You’re a triathlete when… part II
- Your legs move in a cycling motion while you are asleep.
- When you see a drop of blood, your first reaction is that you spilled some red Gatorade.
- You know how far you biked and ran last year, to one-tenth of a kilometer.
- You think the ultimate form of wallpaper is about 64 racing bibs.
- A 19-year old kid who works in a bicycle shop know more about you than your next-door neighbor.
- Your children are more likely to recognize you if you put your bicycle helmet.
- You have a vanity license plate with the work “Kona” in it. (or TRI WGON)
- About half the shirts you own have at least a dozen logos on the back of them.
- You don’t find the word “Fartlek” in the least bit amusing. (I still do)
- When you refer to your “partner”, you mean neither your spouse nor the co-owner of your business but the person you run or bike with three times a week.
- You shave your legs more often than your wife. (or you do it better.)
- The closest you came to punching somebody was when they disagreed with your position on whether wearing a wetsuit amounts to cheating.
- It doesn’t feel right that you can’t “clip ” in and out of the pedals in your car.
- There is a group of people in your life about whom you are more likely to know how fast they can swim 100 meters than their surnames or occupations.
- Some of the shorts you wear today are tighter than the ones you wore in high school.
- You are frustrated with the latest Garmin Forerunner because its live readings have a margin of error of approximately three per cent.
- There’s a separate load of laundry every week that is just your workout clothes. (They are washed more tenderly than your spouse’s past birthday presents)
- One of your goals this year is to be faster at getting out of your wetsuit. (or not to exceed your HR ceiling)
- You failed high school chemistry but you could teach a course on lactic acid.
- All you want for Christmas is something called a carbon crank set.
- You wore a digital watch to your wedding.

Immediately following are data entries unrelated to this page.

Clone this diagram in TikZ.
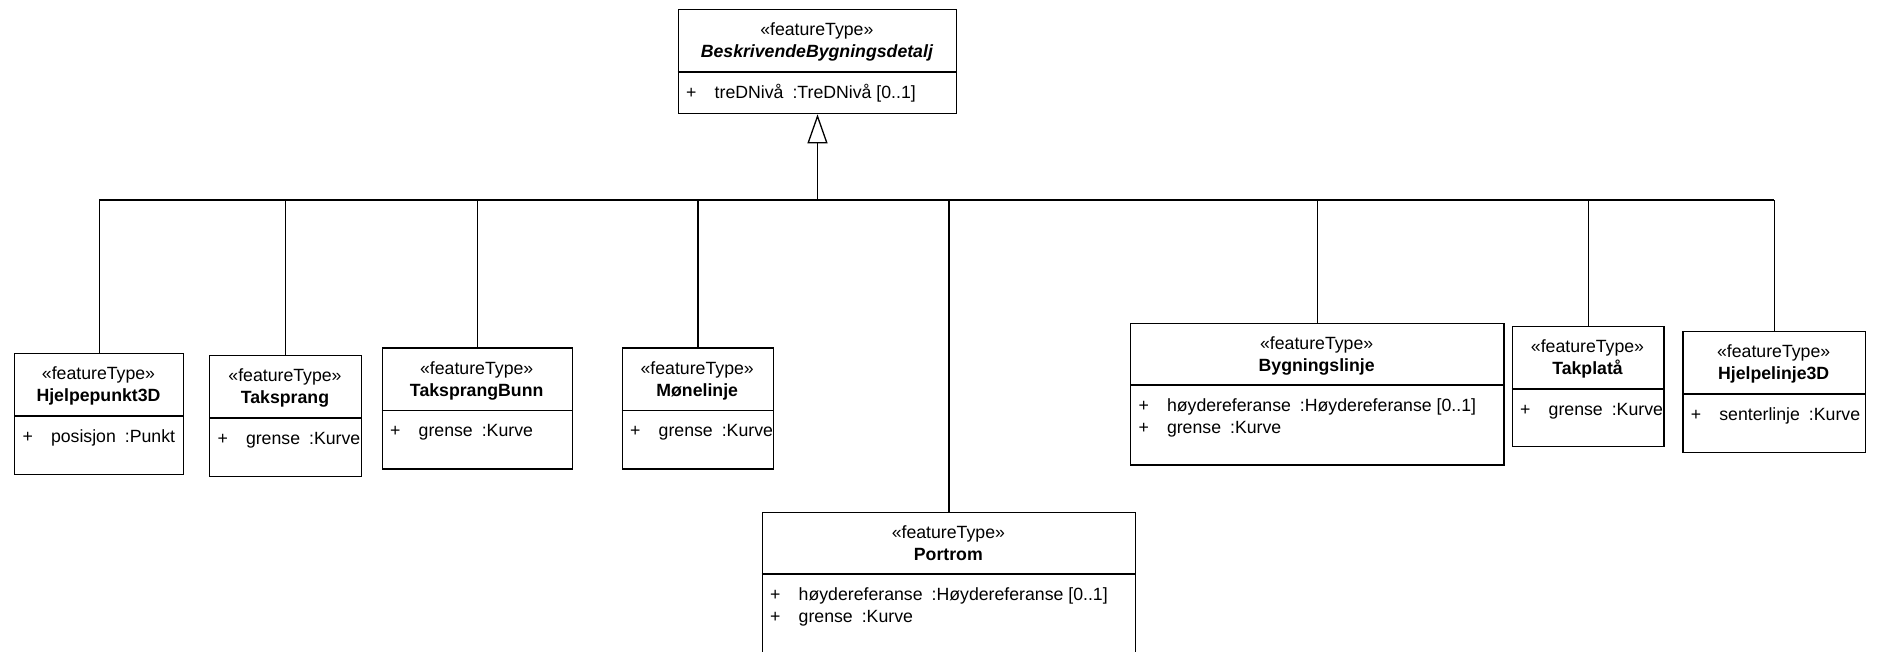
\documentclass[tikz,border=0pt]{standalone}
\usepackage{fontspec}
\setmainfont{Liberation Sans}
\usetikzlibrary{arrows.meta}
\tikzset{
  classbox/.style={draw=black, line width=1.3pt, fill=white, rectangle, inner sep=0pt},
  classline/.style={draw=black, line width=1.3pt},
  conn/.style={draw=black, line width=1.3pt},
  txt/.style={inner sep=0pt, outer sep=0pt, font=\fontsize{17.7}{22}\selectfont},
}
% #1 name, #2 x1, #3 y1, #4 x2, #5 y2, #6 separator y, #7 title
\newcommand\umlbox[7]{%
  \node[classbox, minimum width={#4-#2}, minimum height={#5-#3}, anchor=north west] (#1) at (#2,#3) {};
  \draw[classline] (#2,#6) -- (#4,#6);
  \node[txt, anchor=base] (#1-st) at ({(#2+#4)/2},{#3+27}) {«featureType»};
  \node[txt, anchor=base] (#1-nm) at ({(#2+#4)/2},{#3+49}) {\bfseries #7};
}
% #1 node name, #2 x1 of box, #3 baseline y, #4 attribute name, #5 type
\newcommand\umlattr[5]{%
  \node[txt, anchor=base west] (#1-p) at ({#2+8.5},#3) {+};
  \node[txt, anchor=base west] (#1) at ({#2+37},#3) {#4\hspace{9pt}:#5};
}
\begin{document}
\begin{tikzpicture}[x=1pt,y=-1pt]
\useasboundingbox (0,0) rectangle (1877,651);

% top class
\node[classbox, minimum width=278.3, minimum height=104, anchor=north west] (top) at (677.7,9) {};
\draw[classline] (677.7,72) -- (956,72);
\node[txt, anchor=base] (top-st) at (816.85,35) {«featureType»};
\node[txt, anchor=base] (top-nm) at (816.85,57) {\bfseries\itshape BeskrivendeBygningsdetalj};
\umlattr{top-a1}{677.7}{98}{treDNivå}{TreDNivå [0..1]}

% subclasses
\umlbox{h3d}{14}{352.7}{183}{474}{416}{Hjelpepunkt3D}
\umlattr{h3d-a1}{14}{442}{posisjon}{Punkt}

\umlbox{tsp}{209}{354.7}{361}{475.7}{418}{Taksprang}
\umlattr{tsp-a1}{209}{444}{grense}{Kurve}

\umlbox{tsb}{381.7}{347.3}{571.7}{468.3}{410.7}{TaksprangBunn}
\umlattr{tsb-a1}{381.7}{436.7}{grense}{Kurve}

\umlbox{mon}{621.7}{347.3}{772.7}{468.3}{410.7}{Mønelinje}
\umlattr{mon-a1}{621.7}{436.7}{grense}{Kurve}

\umlbox{por}{761.7}{511.7}{1135}{690}{574}{Portrom}
\umlattr{por-a1}{761.7}{600}{høydereferanse}{Høydereferanse [0..1]}
\umlattr{por-a2}{761.7}{622}{grense}{Kurve}

\umlbox{byg}{1130}{322.7}{1503.3}{464.3}{385}{Bygningslinje}
\umlattr{byg-a1}{1130}{411}{høydereferanse}{Høydereferanse [0..1]}
\umlattr{byg-a2}{1130}{433}{grense}{Kurve}

\umlbox{tpl}{1511.7}{325.7}{1663.3}{446}{389}{Takplatå}
\umlattr{tpl-a1}{1511.7}{415}{grense}{Kurve}

\umlbox{hl3d}{1682.3}{330.7}{1865}{451.7}{394}{Hjelpelinje3D}
\umlattr{hl3d-a1}{1682.3}{420}{senterlinje}{Kurve}

% generalization bus
\coordinate (bus) at (0,200);
\draw[conn] (h3d.north |- bus) -- (hl3d.north |- bus);
\foreach \n in {h3d,tsp,tsb,mon,por,byg,tpl,hl3d}{
  \draw[conn] (\n.north) -- (\n.north |- bus);
}
\draw[conn, -{Triangle[open, length=29pt, width=20pt]}] (top.south |- bus) -- (top.south);
\end{tikzpicture}
\end{document}
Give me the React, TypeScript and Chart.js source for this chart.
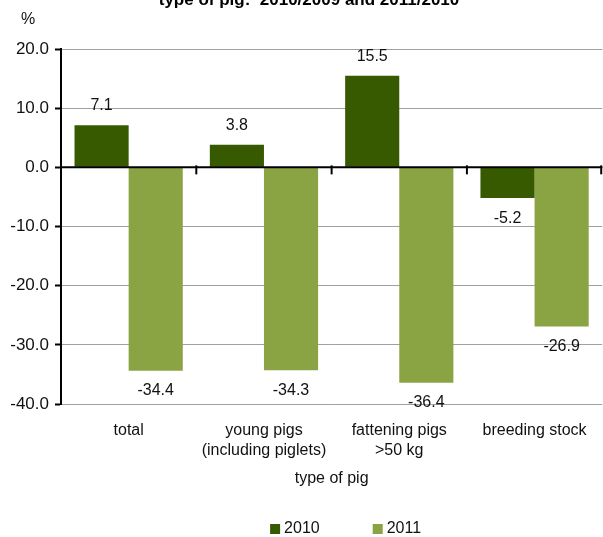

- You have to have completely separate meals from your spouse because he or she is on a low-carb diet.
- Your bicycle is in your living room.
- You have stocked up on a brand of cereal because it has a coupon that will save you money on your next two pairs of running shoes.
- In order to establish a new personal best, you considered peeing without getting off your bike. (or in fact did pee)
- One of your proudest moments is when you lost a toenail.
- When a car follows too closely behind you, you accuse the driver of “drafting”. (or you “draft” behind the car in front of you)
- When you went for a job interview, you wrote your social insurance number on your arm in black marker.
- Your spouse cried during Terms of Endearment; you cried during the television coverage of the Hawaii Ironman.
- You are comfortable discussing the sensitivity of your nipples with other guys.
- Your spouse is looking forward to the day when you will slow down and just run marathons.
- You have paused in front of the mirror in your wetsuit and thought, “Hey, I look like Spiderman. (or any other superhero)
- You see no issue with talking about treatments for chafing or saddle rash at the dinner table.
- You recently asked your spouse out for dinner by asking if he or she wanted to “fuel up” together.
- For you, “bonking” no longer has a sexual connotation.
- The magazine secretly tucked under your mattress has pictures of really expensive bicycles in it.